"Una linda historia en plena pandemia"
La vida a menudo nos presenta sorpresas inesperadas, y en noviembre de 2019, me encontré frente a una de ellas. Con una intuición casi profética, adquirí una prueba de embarazo, anticipando lo que ya mi corazón sospechaba. La ansiedad y un ligero temor me acompañaron al descubrir las dos líneas que confirmaban un futuro no planeado. Con dos exámenes pendientes para finalizar mi carrera, los recuerdos de embarazos pasados (náuseas, fatiga, etc.) inundaron mi mente.
Era mi sexto embarazo, y aunque pensé en las opiniones ajenas, la alegría de ser madre una vez más se apoderó rápidamente de mí.

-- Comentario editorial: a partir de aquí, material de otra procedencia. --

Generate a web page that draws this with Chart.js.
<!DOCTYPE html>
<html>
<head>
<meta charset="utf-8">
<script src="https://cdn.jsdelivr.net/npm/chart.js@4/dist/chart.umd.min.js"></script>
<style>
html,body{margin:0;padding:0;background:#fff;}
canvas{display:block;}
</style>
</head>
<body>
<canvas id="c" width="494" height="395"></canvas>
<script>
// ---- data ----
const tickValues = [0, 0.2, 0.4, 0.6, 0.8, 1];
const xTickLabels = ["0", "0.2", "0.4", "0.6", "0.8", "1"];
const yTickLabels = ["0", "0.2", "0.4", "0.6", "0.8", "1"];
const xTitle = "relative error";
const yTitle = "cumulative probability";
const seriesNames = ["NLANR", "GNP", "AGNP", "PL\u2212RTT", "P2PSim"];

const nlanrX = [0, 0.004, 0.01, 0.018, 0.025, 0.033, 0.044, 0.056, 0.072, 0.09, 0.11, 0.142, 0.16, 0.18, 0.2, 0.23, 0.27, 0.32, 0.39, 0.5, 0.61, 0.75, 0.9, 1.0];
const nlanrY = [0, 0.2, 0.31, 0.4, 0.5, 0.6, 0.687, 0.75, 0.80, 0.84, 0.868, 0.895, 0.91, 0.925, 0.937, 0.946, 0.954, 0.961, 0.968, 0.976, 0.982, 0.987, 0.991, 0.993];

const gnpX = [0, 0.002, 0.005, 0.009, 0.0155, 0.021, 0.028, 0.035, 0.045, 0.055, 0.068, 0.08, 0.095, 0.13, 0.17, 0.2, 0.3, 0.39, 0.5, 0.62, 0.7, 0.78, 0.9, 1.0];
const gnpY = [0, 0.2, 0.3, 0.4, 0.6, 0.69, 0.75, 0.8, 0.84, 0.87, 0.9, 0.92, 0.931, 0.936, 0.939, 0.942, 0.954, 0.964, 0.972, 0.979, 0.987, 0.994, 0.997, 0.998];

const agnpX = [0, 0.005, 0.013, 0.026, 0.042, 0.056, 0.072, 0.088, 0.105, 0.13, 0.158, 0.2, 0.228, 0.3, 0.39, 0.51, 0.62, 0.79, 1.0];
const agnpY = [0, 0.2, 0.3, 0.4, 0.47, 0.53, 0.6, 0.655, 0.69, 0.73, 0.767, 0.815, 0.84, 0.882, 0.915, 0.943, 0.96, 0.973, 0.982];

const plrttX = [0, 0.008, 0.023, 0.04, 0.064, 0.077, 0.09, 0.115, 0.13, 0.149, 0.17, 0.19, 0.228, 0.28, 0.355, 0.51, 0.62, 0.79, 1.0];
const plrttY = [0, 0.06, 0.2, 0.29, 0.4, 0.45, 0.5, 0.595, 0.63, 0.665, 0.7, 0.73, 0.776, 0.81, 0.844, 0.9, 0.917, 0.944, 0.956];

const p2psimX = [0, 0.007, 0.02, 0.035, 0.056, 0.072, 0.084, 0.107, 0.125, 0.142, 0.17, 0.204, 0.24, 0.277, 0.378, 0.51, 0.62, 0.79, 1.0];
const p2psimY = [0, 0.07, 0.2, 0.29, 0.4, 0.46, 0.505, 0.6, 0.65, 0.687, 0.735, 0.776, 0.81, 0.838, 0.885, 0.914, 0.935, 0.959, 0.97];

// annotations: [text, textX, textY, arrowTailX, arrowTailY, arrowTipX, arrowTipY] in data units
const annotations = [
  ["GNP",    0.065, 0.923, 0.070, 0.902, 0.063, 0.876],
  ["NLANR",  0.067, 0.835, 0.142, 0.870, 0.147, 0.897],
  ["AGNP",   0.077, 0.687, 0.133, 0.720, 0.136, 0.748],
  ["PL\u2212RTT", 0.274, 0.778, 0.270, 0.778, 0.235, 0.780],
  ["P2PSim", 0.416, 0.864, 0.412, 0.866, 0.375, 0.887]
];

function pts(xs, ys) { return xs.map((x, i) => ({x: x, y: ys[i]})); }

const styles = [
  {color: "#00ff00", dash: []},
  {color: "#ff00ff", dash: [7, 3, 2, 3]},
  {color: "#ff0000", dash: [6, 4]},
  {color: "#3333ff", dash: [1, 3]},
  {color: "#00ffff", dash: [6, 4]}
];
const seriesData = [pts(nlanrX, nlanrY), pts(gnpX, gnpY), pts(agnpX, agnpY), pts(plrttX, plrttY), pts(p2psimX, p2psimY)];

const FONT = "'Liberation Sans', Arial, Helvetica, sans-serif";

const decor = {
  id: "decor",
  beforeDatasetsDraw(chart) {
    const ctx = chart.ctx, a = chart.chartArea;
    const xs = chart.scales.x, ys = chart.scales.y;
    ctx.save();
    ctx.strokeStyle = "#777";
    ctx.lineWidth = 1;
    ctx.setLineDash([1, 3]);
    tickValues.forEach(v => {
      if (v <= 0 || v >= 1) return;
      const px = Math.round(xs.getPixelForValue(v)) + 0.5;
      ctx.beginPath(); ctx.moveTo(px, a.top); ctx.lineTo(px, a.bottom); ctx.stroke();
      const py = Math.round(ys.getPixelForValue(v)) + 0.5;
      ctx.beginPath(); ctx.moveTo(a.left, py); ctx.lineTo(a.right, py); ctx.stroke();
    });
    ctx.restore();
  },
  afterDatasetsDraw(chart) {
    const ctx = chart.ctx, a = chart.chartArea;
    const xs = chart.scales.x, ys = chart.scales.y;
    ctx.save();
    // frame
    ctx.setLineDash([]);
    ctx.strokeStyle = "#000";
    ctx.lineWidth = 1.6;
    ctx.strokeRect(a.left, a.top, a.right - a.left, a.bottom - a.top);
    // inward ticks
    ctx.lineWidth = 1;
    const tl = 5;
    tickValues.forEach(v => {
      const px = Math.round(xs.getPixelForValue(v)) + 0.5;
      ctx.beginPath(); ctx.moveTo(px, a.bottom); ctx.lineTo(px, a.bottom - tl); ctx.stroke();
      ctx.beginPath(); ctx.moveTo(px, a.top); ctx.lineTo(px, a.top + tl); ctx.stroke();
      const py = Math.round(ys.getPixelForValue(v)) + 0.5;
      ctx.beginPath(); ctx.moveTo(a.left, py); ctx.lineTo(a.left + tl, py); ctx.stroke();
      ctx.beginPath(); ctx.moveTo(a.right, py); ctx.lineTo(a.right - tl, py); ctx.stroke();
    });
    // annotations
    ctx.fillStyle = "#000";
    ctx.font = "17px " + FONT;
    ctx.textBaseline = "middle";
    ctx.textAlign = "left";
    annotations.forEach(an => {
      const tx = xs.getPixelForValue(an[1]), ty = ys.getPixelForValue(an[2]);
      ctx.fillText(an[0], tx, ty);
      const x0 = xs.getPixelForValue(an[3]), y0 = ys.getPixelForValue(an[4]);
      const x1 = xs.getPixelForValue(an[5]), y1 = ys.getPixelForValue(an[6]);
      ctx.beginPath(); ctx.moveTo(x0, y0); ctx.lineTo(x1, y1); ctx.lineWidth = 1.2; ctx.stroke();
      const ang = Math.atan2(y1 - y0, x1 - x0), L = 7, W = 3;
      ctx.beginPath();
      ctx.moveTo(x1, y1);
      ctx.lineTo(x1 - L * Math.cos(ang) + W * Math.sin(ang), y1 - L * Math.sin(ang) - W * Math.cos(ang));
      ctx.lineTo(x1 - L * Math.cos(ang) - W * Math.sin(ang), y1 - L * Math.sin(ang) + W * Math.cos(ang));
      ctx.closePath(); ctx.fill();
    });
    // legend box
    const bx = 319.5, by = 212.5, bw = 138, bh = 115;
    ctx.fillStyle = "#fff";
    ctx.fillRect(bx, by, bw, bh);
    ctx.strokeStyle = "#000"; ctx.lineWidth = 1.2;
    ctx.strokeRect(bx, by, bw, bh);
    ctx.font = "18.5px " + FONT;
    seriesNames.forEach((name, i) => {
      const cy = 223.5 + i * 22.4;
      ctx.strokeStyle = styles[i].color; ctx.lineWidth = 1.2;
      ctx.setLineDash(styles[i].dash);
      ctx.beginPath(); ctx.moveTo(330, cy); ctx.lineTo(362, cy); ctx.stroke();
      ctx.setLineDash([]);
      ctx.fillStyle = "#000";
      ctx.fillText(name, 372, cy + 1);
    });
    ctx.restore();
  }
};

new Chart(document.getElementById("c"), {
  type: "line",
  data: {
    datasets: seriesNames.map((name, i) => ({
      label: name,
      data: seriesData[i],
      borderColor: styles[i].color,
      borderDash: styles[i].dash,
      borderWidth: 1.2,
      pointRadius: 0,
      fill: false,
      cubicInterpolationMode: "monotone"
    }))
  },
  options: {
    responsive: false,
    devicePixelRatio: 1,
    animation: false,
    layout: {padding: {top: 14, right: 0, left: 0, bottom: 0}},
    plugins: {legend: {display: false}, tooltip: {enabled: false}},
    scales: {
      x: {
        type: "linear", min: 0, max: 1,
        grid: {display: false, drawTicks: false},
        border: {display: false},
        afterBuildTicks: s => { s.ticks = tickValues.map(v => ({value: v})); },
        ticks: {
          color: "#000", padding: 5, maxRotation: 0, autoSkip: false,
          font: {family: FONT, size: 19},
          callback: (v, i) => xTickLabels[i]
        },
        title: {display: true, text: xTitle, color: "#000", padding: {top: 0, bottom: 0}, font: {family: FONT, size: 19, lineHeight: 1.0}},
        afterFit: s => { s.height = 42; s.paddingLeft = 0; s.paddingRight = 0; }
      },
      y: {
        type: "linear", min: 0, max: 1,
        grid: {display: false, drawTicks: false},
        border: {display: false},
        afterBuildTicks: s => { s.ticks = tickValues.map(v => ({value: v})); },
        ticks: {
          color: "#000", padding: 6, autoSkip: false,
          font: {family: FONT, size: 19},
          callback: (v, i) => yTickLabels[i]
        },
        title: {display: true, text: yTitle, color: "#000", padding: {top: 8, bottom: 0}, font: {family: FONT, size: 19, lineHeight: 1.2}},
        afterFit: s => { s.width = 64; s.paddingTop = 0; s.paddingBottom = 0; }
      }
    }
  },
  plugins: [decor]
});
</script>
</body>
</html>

Opté por esperar y compartí la noticia en diciembre, con la primera ecografía de 9 semanas que mostraba claramente al nuevo miembro de la familia. Mi esposo estuvo a mi lado, testigo del pequeño milagro.
Con el nuevo año llegaron las náuseas, los vómitos y un cansancio abrumador. A pesar de ello, decidimos viajar a Chile tras las 12 semanas, sin imaginar que pronto cerrarían sus fronteras. Febrero nos regaló días maravillosos en familia, incluyendo un fin de semana inolvidable en San Luis con mis padres, hermanos, primos y sobrinos, justo antes del inicio de clases.
Los niños comenzaron la escuela con entusiasmo, pero la alegría fue efímera. Solo unas semanas después, una pandemia irrumpió, con los primeros casos en Argentina. La preocupación por el futuro de la educación creció entre los padres y, finalmente, se suspendieron las clases en todos los niveles, justo el día antes de mi examen final. Con los niños en casa y un embarazo avanzado, el miedo y la tristeza me invadieron al ver otra meta pospuesta. Sin embargo, dos semanas después, logré completar mi último examen y graduarme con 26 semanas de embarazo.
Las semanas se convirtieron en meses, y la sombra del virus acechaba en mi mente al acercarse el parto. Las ecografías y controles se limitaron a citas solitarias, y a pesar de ser mi sexto embarazo, todo se sentía extraño y desconocido. Me preguntaba cómo sería dar a luz con una mascarilla puesta permanentemente.
Cerca del final de mi embarazo, mi obstetra sugirió programar el parto para principios de julio para "estar tranquilos" respecto al COVID-19. Esta decisión me dejó con más dudas e inquietudes que respuestas. Llegó el día señalado, y con todo preparado en casa, nos dirigimos a la clínica. Mi esposo estaba emocionado y ansioso; yo, aterrada. Nunca había experimentado una inducción y temía que el bebé no estuviera listo a las 37 semanas. Pero ya estábamos allí, y traté de mantener la calma. Poco después, mi obstetra me informó que debíamos hablar. Me comunicó que la clínica estaba saturada y que me reprogramaría para la semana siguiente. Salí de la consulta decidida a no volver hasta que el parto ocurriera naturalmente.
Ignoré la fecha programada y confié en que aún me quedaba al menos una semana más. Al día siguiente, el 9 de julio, feriado en Argentina, comencé a sentir contracciones leves e irregulares alrededor de las 12:30. Decidí esperar, bañarme y preparar el almuerzo, lo cual resultó imposible. En una hora, las contracciones se intensificaron. Mi esposo sugirió que era hora de ir al hospital, y así lo hicimos. Llegamos a la clínica a las 13:50, donde me informaron que mi obstetra me había esperado el día anterior, lo que significaba que no asistiría.
La partera de guardia me examinó y, con una mirada de alarma, me dijo que tenía dilatación completa y que solo la bolsa retenía al bebé. Me pidió que aguantara hasta llegar a la sala de parto. Afortunadamente, estaba cerca.
El padre se vistió con el traje especial requerido por el protocolo, y finalmente, en una clínica casi desierta, nuestro bebé nació sano y hermoso. En la tranquilidad de nuestra habitación, solos los tres, nos hicieron la internación. Debido a la pandemia, la estancia fue breve, y al mediodía siguiente, regresamos a casa con la paz de estar todos juntos y sanos.